How to Stop Lifting With Your Back

Lifting with your back means using the lumbar spine as the primary lever to move a load, rather than engaging the powerful muscles of the hips and legs. This movement pattern, characterized by spinal flexion, places a disproportionate amount of stress on the vertebrae, ligaments, and intervertebral discs. Relying on the small, stabilizing muscles of the lower back instead of the large muscle groups of the lower body leads to strains, sprains, and more serious injuries like herniated discs. Changing this habit involves a fundamental shift in body mechanics to ensure movement originates from the hips and is supported by a stable core.

Recognizing a Back-Dominant Lift

A back-dominant lift is easily identified by several visual and sensory cues that signal an incorrect movement pattern. The most telling sign is the rounding of the lower back, known as lumbar flexion, as you reach for an object on the floor. Instead of bending the knees and pushing the hips back, the movement begins by tilting the chest forward toward the ground.

The sensation of the lift is another clear indicator, as the strain is felt immediately and primarily in the lower back muscles. These muscles, the erector spinae, are forced to work at a mechanical disadvantage to counteract the weight of the torso and the load. This contrasts sharply with a correct lift, where the effort is concentrated in the glutes and hamstrings.

Mastering the Hip Hinge

The hip hinge is the foundational movement that replaces bending at the waist with an action that loads the posterior chain muscles. This movement involves pushing the hips backward while maintaining a neutral, straight alignment from the head to the tailbone. The spine remains rigid, acting as a single unit, pivoting forward only at the hip joints.

To practice this, imagine you are trying to touch a wall directly behind you with your hips, keeping your chest up and your gaze forward. The movement is initiated by the backward shift of the hips; the knees should only bend secondarily, accommodating the hip movement rather than starting it. This distinction separates the hinge from a squat, where the hips drop down vertically and the knees bend significantly.

A simple way to check your form is by holding a broomstick along your back, ensuring it maintains contact with your head, upper back, and sacrum simultaneously. As you hinge forward, all three points must remain in contact, which forces the lumbar spine to stay neutral and prevents harmful rounding. Stopping the movement when a stretch is felt in the hamstrings, before the back loses its neutral position, ensures proper muscle engagement.

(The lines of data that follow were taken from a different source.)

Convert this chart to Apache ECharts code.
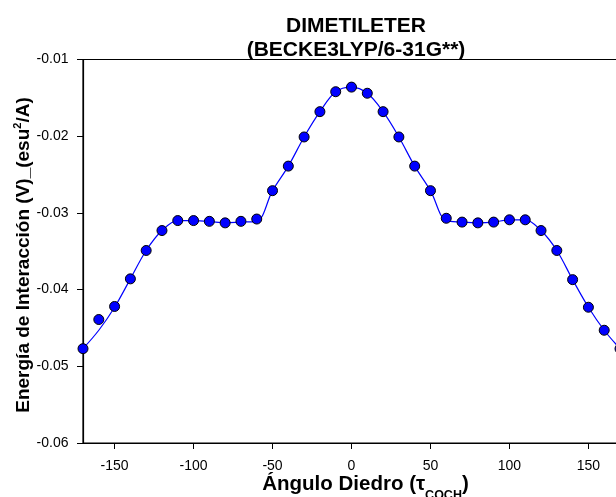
<!DOCTYPE html>
<html><head><meta charset="utf-8">
<script src="https://cdn.jsdelivr.net/npm/echarts@6/dist/echarts.min.js"></script>
<style>html,body{margin:0;padding:0;background:#fff}#c{width:616px;height:497px}</style>
</head><body><div id="c"></div>
<script>
const angles = [-170,-160,-150,-140,-130,-120,-110,-100,-90,-80,-70,-60,-50,-40,-30,-20,-10,0,10,20,30,40,50,60,70,80,90,100,110,120,130,140,150,160,170];
const energies = [-0.0477,-0.0439,-0.0422,-0.0386,-0.0349,-0.0323,-0.0310,-0.0310,-0.0311,-0.0313,-0.0311,-0.0308,-0.0271,-0.0239,-0.0201,-0.0168,-0.0142,-0.0136,-0.0144,-0.0168,-0.0201,-0.0239,-0.0271,-0.0307,-0.0312,-0.0313,-0.0312,-0.0309,-0.0309,-0.0323,-0.0349,-0.0387,-0.0423,-0.0453,-0.0477];
const fitCurve = [-0.0477,-0.0453,-0.0423,-0.0386,-0.0349,-0.0323,-0.0310,-0.0310,-0.0311,-0.0313,-0.0312,-0.0311,-0.0271,-0.0239,-0.0201,-0.0168,-0.0142,-0.0136,-0.0144,-0.0168,-0.0201,-0.0239,-0.0271,-0.0310,-0.0312,-0.0313,-0.0312,-0.0309,-0.0309,-0.0323,-0.0349,-0.0387,-0.0423,-0.0453,-0.0477];
const xTicks = [-150,-100,-50,0,50,100,150];
const titleLines = ['DIMETILETER','(BECKE3LYP/6-31G**)'];
const xName = ['Ángulo Diedro (τ','COCH',')'];
const yName = ['Energía de Interacción (V)_(esu','2','/A)'];

const F = '"Liberation Sans", Arial, sans-serif';
const chart = echarts.init(document.getElementById('c'), null, {renderer:'canvas'});
chart.setOption({
  animation: false,
  backgroundColor: '#fff',
  title: {
    text: titleLines.join('\n'),
    left: 351, top: 9.5, textAlign: 'center',
    textStyle: {fontFamily: F, fontSize: 21, fontWeight: 'bold', color: '#000', lineHeight: 23.5}
  },
  grid: {left: 83, top: 59.5, bottom: 54, right: -4, show: true, borderColor: '#000', borderWidth: 1.2, containLabel: false, outerBoundsMode: 'none'},
  xAxis: {
    type: 'value', min: -170, max: 170,
    axisLine: {show: true, onZero: false, lineStyle: {color: '#000', width: 1.2}},
    axisTick: {show: true, inside: false, length: 6, customValues: xTicks, lineStyle: {color: '#000'}},
    axisLabel: {customValues: xTicks, margin: 16, fontFamily: F, fontSize: 14, color: '#000'},
    splitLine: {show: false}
  },
  yAxis: {
    type: 'value', min: -0.06, max: -0.01, interval: 0.01,
    axisLine: {show: true, onZero: false, lineStyle: {color: '#000', width: 1.2}},
    axisTick: {show: true, inside: false, length: 6, lineStyle: {color: '#000'}},
    axisLabel: {margin: 14.5, fontFamily: F, fontSize: 14, color: '#000', formatter: v => v.toFixed(2)},
    splitLine: {show: false}
  },
  graphic: [
    {
      type: 'text', x: 365.5, y: 502, z: 10,
      style: {
        text: '{b|' + xName[0] + '}{s|' + xName[1] + '}{b|' + xName[2] + '}',
        textAlign: 'center', textVerticalAlign: 'bottom',
        rich: {
          b: {fontFamily: F, fontSize: 20.5, fontWeight: 'bold', fill: '#000', lineHeight: 22, verticalAlign: 'bottom', padding: [0,0,7,0]},
          s: {fontFamily: F, fontSize: 12.5, fontWeight: 'bold', fill: '#000', lineHeight: 12, verticalAlign: 'bottom'}
        }
      }
    },
    {
      type: 'text', x: 23.5, y: 255, rotation: Math.PI/2, z: 10,
      style: {
        text: '{b|' + yName[0] + '}{p|' + yName[1] + '}{b|' + yName[2] + '}',
        textAlign: 'center', textVerticalAlign: 'middle',
        rich: {
          b: {fontFamily: F, fontSize: 19, fontWeight: 'bold', fill: '#000', lineHeight: 22, verticalAlign: 'middle'},
          p: {fontFamily: F, fontSize: 11, fontWeight: 'bold', fill: '#000', lineHeight: 22, verticalAlign: 'top'}
        }
      }
    }
  ],
  series: [
    {
      type: 'line', data: angles.map((a,i)=>[a, fitCurve[i]]),
      smooth: 0.35, showSymbol: false, symbol: 'none',
      lineStyle: {color: '#0000ff', width: 1.2}, z: 2, silent: true
    },
    {
      type: 'scatter', data: angles.map((a,i)=>[a, energies[i]]),
      symbol: 'circle', symbolSize: 10,
      itemStyle: {color: '#0000ff', borderColor: '#000', borderWidth: 1, opacity: 1}, z: 3
    }
  ]
});
</script></body></html>
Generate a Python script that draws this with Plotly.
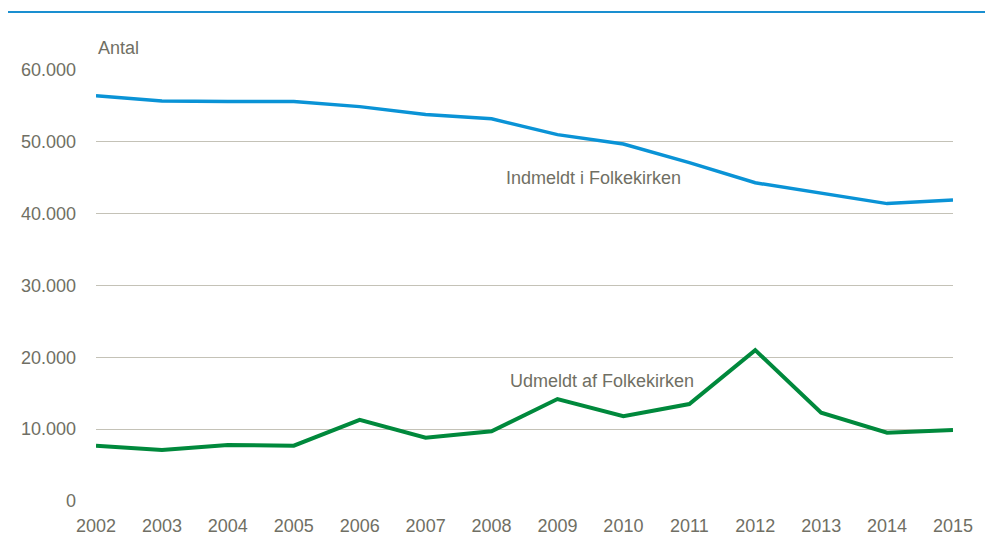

Positioning and Bracing for the Lift

Executing a safe lift requires combining the hip hinge with specific positioning and core stabilization techniques. Before initiating any lift, assume a stance with your feet approximately shoulder-width apart, allowing the toes to point slightly outward for better stability. This base allows you to generate maximum power from the ground up through the large muscles of the legs.

The principle of minimizing the lever arm is paramount: the object must be kept as close to your body as possible throughout the entire lift. Holding a load far away from the body dramatically increases the torque and compressive forces exerted on the lower back. Before grabbing the load, perform the abdominal brace to create a rigid torso.

This bracing technique involves a co-contraction of the entire abdominal wall, similar to preparing for a punch to the stomach. Unlike the ineffective “drawing-in” maneuver of pulling the belly button toward the spine, bracing creates intra-abdominal pressure that acts like a muscular corset, stabilizing the spine. Once the core is braced, lower yourself to the object using the hip hinge, grip the load firmly, and push through your feet to stand up, finishing the movement by consciously squeezing the glutes to achieve full hip extension.

Building Strength for Safe Lifting

Developing strength in the posterior chain is necessary to sustain the new hip-dominant lifting pattern and avoid reverting to old habits. The glutes and hamstrings are the primary muscles responsible for the powerful hip extension required in safe lifting. Exercises that specifically target these muscles will improve your capacity to generate force without relying on the back.

Glute bridges are an excellent beginner exercise to isolate glute activation and reinforce the feeling of hip extension. For more advanced strength, the Romanian Deadlift (RDL) is a highly effective movement that focuses heavily on the hip hinge pattern, targeting the hamstrings in their lengthened range. Incorporating plank variations helps to train the deep core stabilizers and improve the ability to maintain the abdominal brace under tension.